Bohr Energie Raises €10 Million Series A To Expand Renewable Energy Optimization Platform

Bohr Energie, a Toulouse-based aggregator of distributed renewable and flexible energy assets, has raised €10 million in a Series A round led by Spanish investor Suma Capital, the parties announced on 8 July 2026. The French scaleup currently manages more than 170 solar, wind, hydro and battery assets and is targeting close to 1 GW under management by the end of the year. The capital will fund platform development and an expansion into Spain and Italy, two of the fastest-growing storage markets in Europe.

An Independent Aggregator Built By Former Renewable Producers

Bohr Energie was founded in Toulouse in 2020 by Julien Haure, Luis Urday, Julien Chollet and Jean-Pierre Mader, several of whom had operated renewable assets themselves before starting the company. That operating background shapes a producer-facing positioning built around fee transparency and fast digital onboarding.

The company operates as an independent aggregator approved to trade on the power exchange and to act as a balance responsible party with French grid operator RTE. This lets independent producers reach wholesale markets directly, as an alternative to the fixed-price purchase-obligation contracts that have historically limited the value smaller generators can capture.

Before this round, Bohr Energie had raised a €4 million seed in September 2024 from Varsity, Founders Future and AFI Ventures. All three returned for the Series A, a signal of continued conviction from the earliest backers.

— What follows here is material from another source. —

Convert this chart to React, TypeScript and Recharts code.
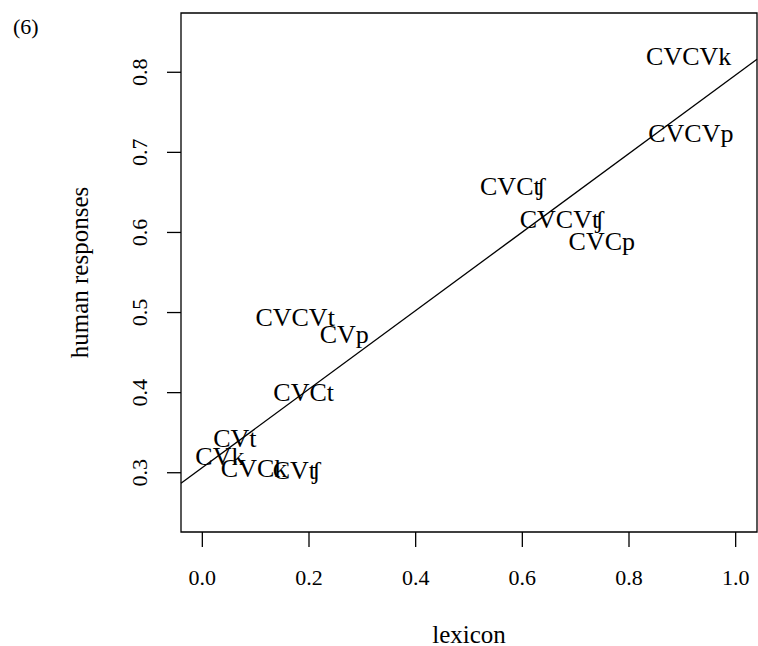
import React from "react";
import {
  ScatterChart,
  Scatter,
  XAxis,
  YAxis,
  ReferenceLine,
  ReferenceArea,
  Label,
} from "recharts";

const labels = [
  "CVCVk",
  "CVCVp",
  "CVCʧ",
  "CVCVʧ",
  "CVCp",
  "CVCVt",
  "CVp",
  "CVCt",
  "CVt",
  "CVk",
  "CVCk",
  "CVʧ",
];
const lexicon = [0.912, 0.916, 0.582, 0.674, 0.749, 0.174, 0.266, 0.19, 0.061, 0.033, 0.097, 0.177];
const human = [0.82, 0.724, 0.6575, 0.616, 0.589, 0.494, 0.4725, 0.4, 0.343, 0.32, 0.306, 0.303];

const xTicks = [0, 0.2, 0.4, 0.6, 0.8, 1.0];
const yTicks = [0.3, 0.4, 0.5, 0.6, 0.7, 0.8];
const xDomain: [number, number] = [-0.04, 1.04];
const yDomain: [number, number] = [0.226, 0.874];

const data = labels.map((label, i) => ({ label, x: lexicon[i], y: human[i] }));

// least-squares fit (lm(human ~ lexicon))
const n = lexicon.length;
const mx = lexicon.reduce((a, b) => a + b, 0) / n;
const my = human.reduce((a, b) => a + b, 0) / n;
let sxy = 0;
let sxx = 0;
for (let i = 0; i < n; i++) {
  sxy += (lexicon[i] - mx) * (human[i] - my);
  sxx += (lexicon[i] - mx) * (lexicon[i] - mx);
}
const slope = sxy / sxx;
const intercept = my - slope * mx;

const FONT = '"Liberation Serif", "DejaVu Serif", serif';

const LabelShape = (props: any) => {
  const { cx, cy, payload } = props;
  return (
    <text
      x={cx}
      y={cy}
      dy="0.33em"
      textAnchor="middle"
      fontFamily={FONT}
      fontSize={26}
      fill="#000"
    >
      {payload.label}
    </text>
  );
};

const XTick = (props: any) => {
  const { x, y, payload } = props;
  return (
    <text x={x} y={y + 36} textAnchor="middle" fontFamily={FONT} fontSize={22} fill="#000">
      {Number(payload.value).toFixed(1)}
    </text>
  );
};

const YTick = (props: any) => {
  const { x, y, payload } = props;
  const bx = x - 18;
  return (
    <text
      x={bx}
      y={y}
      textAnchor="middle"
      transform={`rotate(-90, ${bx}, ${y})`}
      fontFamily={FONT}
      fontSize={22}
      fill="#000"
    >
      {Number(payload.value).toFixed(1)}
    </text>
  );
};

export default function App() {
  return (
    <div style={{ position: "absolute", left: 0, top: 0, width: 758, height: 646, background: "#fff" }}>
      <svg
        width={60}
        height={50}
        style={{ position: "absolute", left: 0, top: 0 }}
      >
        <text x={13} y={34} fontFamily={FONT} fontSize={22} fill="#000">
          (6)
        </text>
      </svg>
      <ScatterChart
        width={758}
        height={646}
        margin={{ top: 13, right: 1, left: 0, bottom: 0 }}
      >
        <XAxis
          type="number"
          dataKey="x"
          domain={xDomain}
          ticks={xTicks}
          allowDataOverflow
          height={114}
          axisLine={false}
          tickLine={{ stroke: "#000", strokeWidth: 1.3 }}
          tickSize={15}
          tick={<XTick />}
        >
          <Label
            content={(p: any) => {
              const vb = p.viewBox;
              return (
                <text
                  x={vb.x + vb.width / 2}
                  y={vb.y + 111}
                  textAnchor="middle"
                  fontFamily={FONT}
                  fontSize={25}
                  fill="#000"
                >
                  lexicon
                </text>
              );
            }}
          />
        </XAxis>
        <YAxis
          type="number"
          dataKey="y"
          domain={yDomain}
          ticks={yTicks}
          allowDataOverflow
          width={181}
          axisLine={false}
          tickLine={{ stroke: "#000", strokeWidth: 1.3 }}
          tickSize={14}
          tick={<YTick />}
        >
          <Label
            content={(p: any) => {
              const vb = p.viewBox;
              const cx = 88;
              const cy = vb.y + vb.height / 2;
              return (
                <text
                  x={cx}
                  y={cy}
                  textAnchor="middle"
                  transform={`rotate(-90, ${cx}, ${cy})`}
                  fontFamily={FONT}
                  fontSize={25}
                  fill="#000"
                >
                  human responses
                </text>
              );
            }}
          />
        </YAxis>
        <ReferenceArea
          x1={xDomain[0]}
          x2={xDomain[1]}
          y1={yDomain[0]}
          y2={yDomain[1]}
          fill="none"
          fillOpacity={0}
          stroke="#000"
          strokeWidth={1.3}
          ifOverflow="visible"
        />
        <ReferenceLine
          segment={[
            { x: xDomain[0], y: intercept + slope * xDomain[0] },
            { x: xDomain[1], y: intercept + slope * xDomain[1] },
          ]}
          stroke="#000"
          strokeWidth={1.3}
          ifOverflow="visible"
        />
        <Scatter data={data} shape={<LabelShape />} isAnimationActive={false} />
      </ScatterChart>
    </div>
  );
}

How The Platform Turns Weather And Price Signals Into Revenue

Bohr Energie’s proprietary platform combines software, forecasting, market analytics, optimization algorithms and regulatory expertise. Its models continuously analyze weather forecasts, electricity prices, balancing requirements and regulatory conditions, then adjust how each asset participates in the market.

The practical aim is to protect producers against increasingly frequent negative pricing while capturing upside from volatility. The business is asset-light: revenue comes from software, market access and optimization services rather than from owning generation, which lets the company scale without building plants of its own.

The platform is expanding beyond pure aggregation into hybrid and storage optimization and collective self-consumption, the latter through an earlier partnership with Enogrid signed in October 2024.

Suma Capital Leads A Syndicate Spanning Venture And Banking

The round was led by Suma Capital through its SC Net Zero Ventures fund, which targets European scaleups working on energy transition and decarbonization technologies. Participation came from Irdi Capital Investissement, GSO Capital and Crédit Agricole, alongside returning shareholders Varsity, Founders Future and AFI Ventures.

The syndicate’s mix of climate-focused venture money and a large French bank reflects how flexibility software is increasingly treated as core energy-transition infrastructure rather than a niche digital tool.

“we will be able to consolidate our value proposition and support more renewable producers,” said Julien Haure, CEO and co-founder of Bohr Energie, in Suma Capital’s July 2026 press release announcing the round.

Southern Europe’s Storage Boom Frames The Expansion Bet

Bohr Energie has named Spain and Italy as priority markets, and the logic is grid-driven. Spain has set ambitious storage deployment targets alongside continued large-scale solar buildout, while Italy’s capacity mechanisms and market reforms are expected to unlock significant battery investment over the coming years.

Both markets are producing exactly the conditions that make optimization software valuable: rising renewable penetration, sharper price swings and more frequent negative-price hours that punish unmanaged generation. As independent producers add hybrid and battery assets, they increasingly need forecasting and dispatch tools that were once the preserve of large utilities with in-house trading desks.

Benchmarking Bohr Against A Crowded Flexibility Field

The raise lands in a busy European market for aggregation and virtual power plant platforms. Recent comparable rounds include Amsterdam-based Sympower’s €42 million Series B1 in September 2025 and French developer-operator ZE Energy’s €54 million round in 2024, placing Bohr’s €10 million at the earlier, smaller end of the funding curve. Kurrant has separately tracked this financing trend, including Belgian firm LIFEPOWR’s €5.65 million raise to scale its VPP platform in Europe.

Scale incumbents set a high ceiling. Germany’s Next Kraftwerke aggregates more than 14,000 units across 17 technologies for roughly 12.7 GW of capacity, illustrating how far a leading aggregator can grow beyond Bohr’s current sub-1 GW target.

The broader opportunity is expanding quickly. Grand View Research values the global virtual power plant market at roughly $5.0 billion in 2026, projecting growth to about $30.9 billion by 2033, a trajectory that helps explain investor appetite for platforms that monetize distributed flexibility.